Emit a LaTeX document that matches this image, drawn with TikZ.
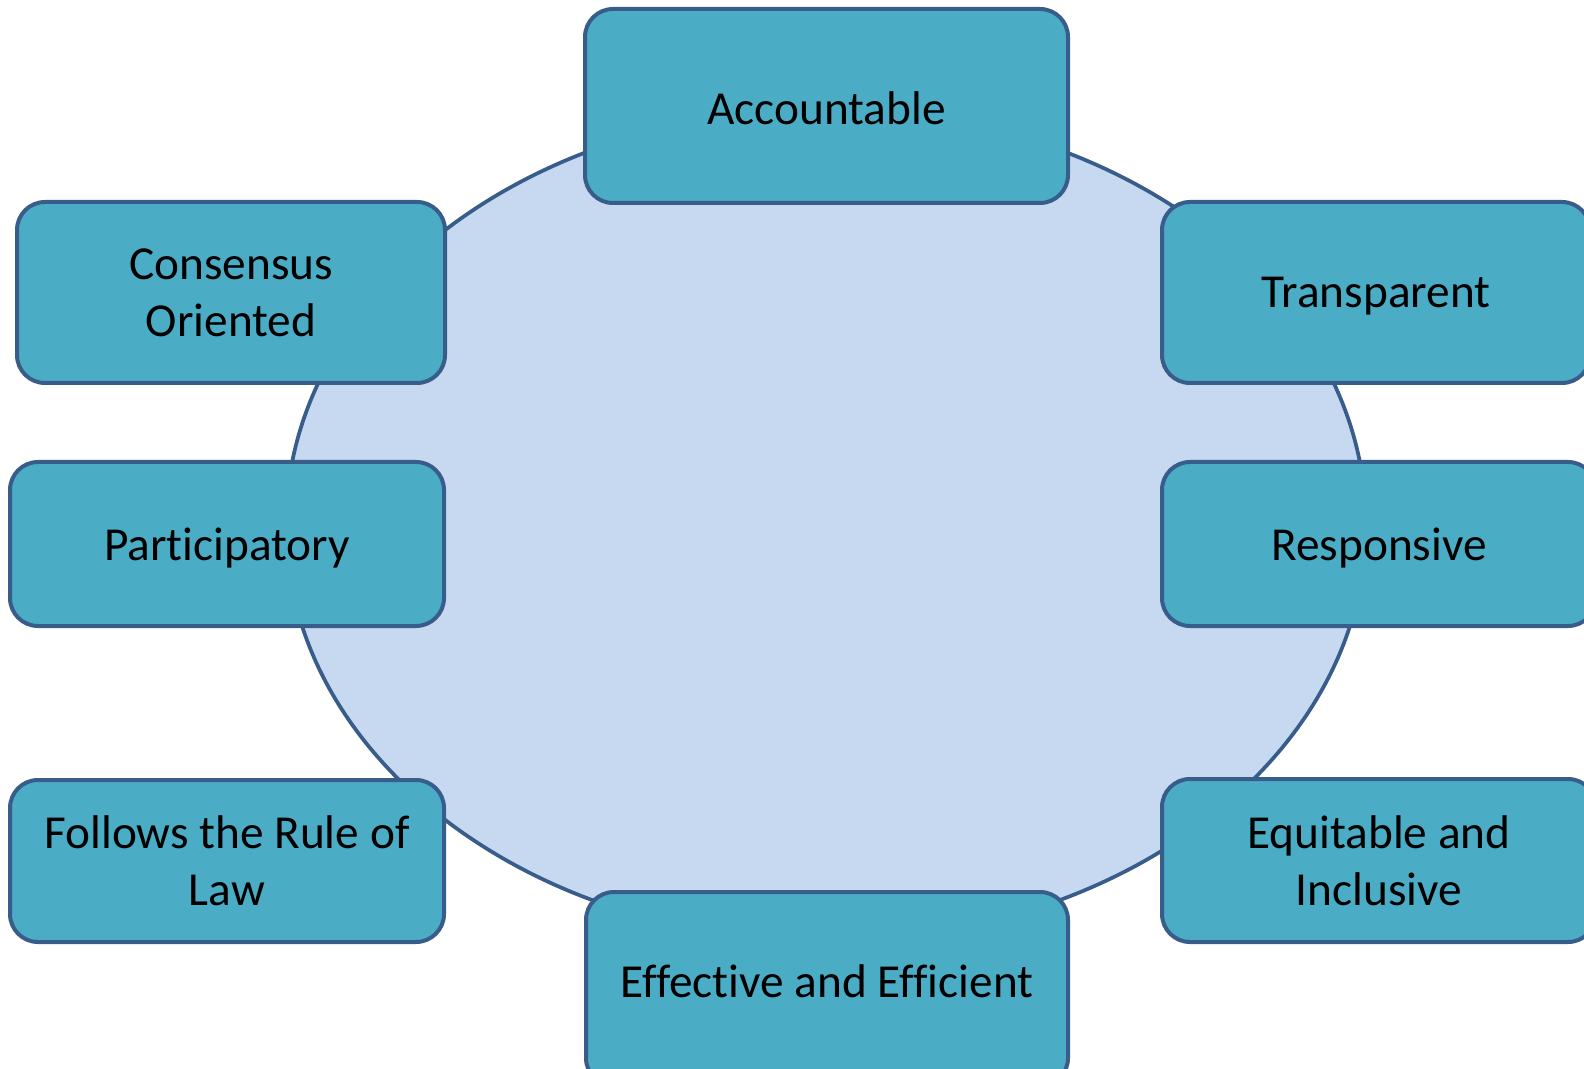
\documentclass[tikz,border=0pt]{standalone}
\usepackage{fontspec}
\setmainfont{Carlito}[Ligatures=NoCommon]
\definecolor{boxfill}{HTML}{4BACC6}
\definecolor{ellfill}{HTML}{C6D9F1}
\definecolor{edge}{HTML}{385D8A}
\newcommand\txtlift[2]{\raisebox{#1}[\height][\depth]{#2}}
\begin{document}
\begin{tikzpicture}[x=0.75pt,y=-0.75pt,
  box/.style={draw=edge, fill=boxfill, line width=3pt, rounded corners=21pt,
    align=center, text=black, inner sep=0pt,
    font=\fontsize{35.5}{42.7}\selectfont}]
\useasboundingbox (0,0) rectangle (1584,1069);
\clip (0,0) rectangle (1584,1069);
\draw[draw=edge, fill=ellfill, line width=2.8pt] (826,525) ellipse [x radius=540, y radius=416];
\node[box, minimum width=362.25pt, minimum height=145.5pt] (acc) at (826.5,106) {\txtlift{-1.5pt}{Accountable}};
\node[box, minimum width=321pt, minimum height=135.75pt] (con) at (231,292.5) {Consensus\\Oriented};
\node[box, minimum width=321pt, minimum height=135.75pt] (tra) at (1376,292.5) {\txtlift{-3pt}{Transparent}};
\node[box, minimum width=325.5pt, minimum height=123pt] (par) at (227,544) {\txtlift{-3pt}{Participatory}};
\node[box, minimum width=325.5pt, minimum height=123pt] (res) at (1379,544) {\txtlift{-3pt}{Responsive}};
\node[box, minimum width=325.5pt, minimum height=121.5pt] (rul) at (227,861) {Follows the Rule of\\Law};
\node[box, minimum width=325.5pt, minimum height=122.25pt] (equ) at (1379,860.5) {Equitable and\\Inclusive};
\node[box, minimum width=361.5pt, minimum height=145.5pt] (eff) at (827,989) {\txtlift{6pt}{Effective and Efficient}};
\end{tikzpicture}
\end{document}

-*-

Goal of the exercise = Omit the pictures, then quote the rest of the material above exactly.

Solution to this exercise =
Emit a LaTeX document that matches this image, drawn with TikZ.
\documentclass[tikz,border=0pt]{standalone}
\usepackage{fontspec}
\setmainfont{Carlito}[Ligatures=NoCommon]
\definecolor{boxfill}{HTML}{4BACC6}
\definecolor{ellfill}{HTML}{C6D9F1}
\definecolor{edge}{HTML}{385D8A}
\newcommand\txtlift[2]{\raisebox{#1}[\height][\depth]{#2}}
\begin{document}
\begin{tikzpicture}[x=0.75pt,y=-0.75pt,
  box/.style={draw=edge, fill=boxfill, line width=3pt, rounded corners=21pt,
    align=center, text=black, inner sep=0pt,
    font=\fontsize{35.5}{42.7}\selectfont}]
\useasboundingbox (0,0) rectangle (1584,1069);
\clip (0,0) rectangle (1584,1069);
\draw[draw=edge, fill=ellfill, line width=2.8pt] (826,525) ellipse [x radius=540, y radius=416];
\node[box, minimum width=362.25pt, minimum height=145.5pt] (acc) at (826.5,106) {\txtlift{-1.5pt}{Accountable}};
\node[box, minimum width=321pt, minimum height=135.75pt] (con) at (231,292.5) {Consensus\\Oriented};
\node[box, minimum width=321pt, minimum height=135.75pt] (tra) at (1376,292.5) {\txtlift{-3pt}{Transparent}};
\node[box, minimum width=325.5pt, minimum height=123pt] (par) at (227,544) {\txtlift{-3pt}{Participatory}};
\node[box, minimum width=325.5pt, minimum height=123pt] (res) at (1379,544) {\txtlift{-3pt}{Responsive}};
\node[box, minimum width=325.5pt, minimum height=121.5pt] (rul) at (227,861) {Follows the Rule of\\Law};
\node[box, minimum width=325.5pt, minimum height=122.25pt] (equ) at (1379,860.5) {Equitable and\\Inclusive};
\node[box, minimum width=361.5pt, minimum height=145.5pt] (eff) at (827,989) {\txtlift{6pt}{Effective and Efficient}};
\end{tikzpicture}
\end{document}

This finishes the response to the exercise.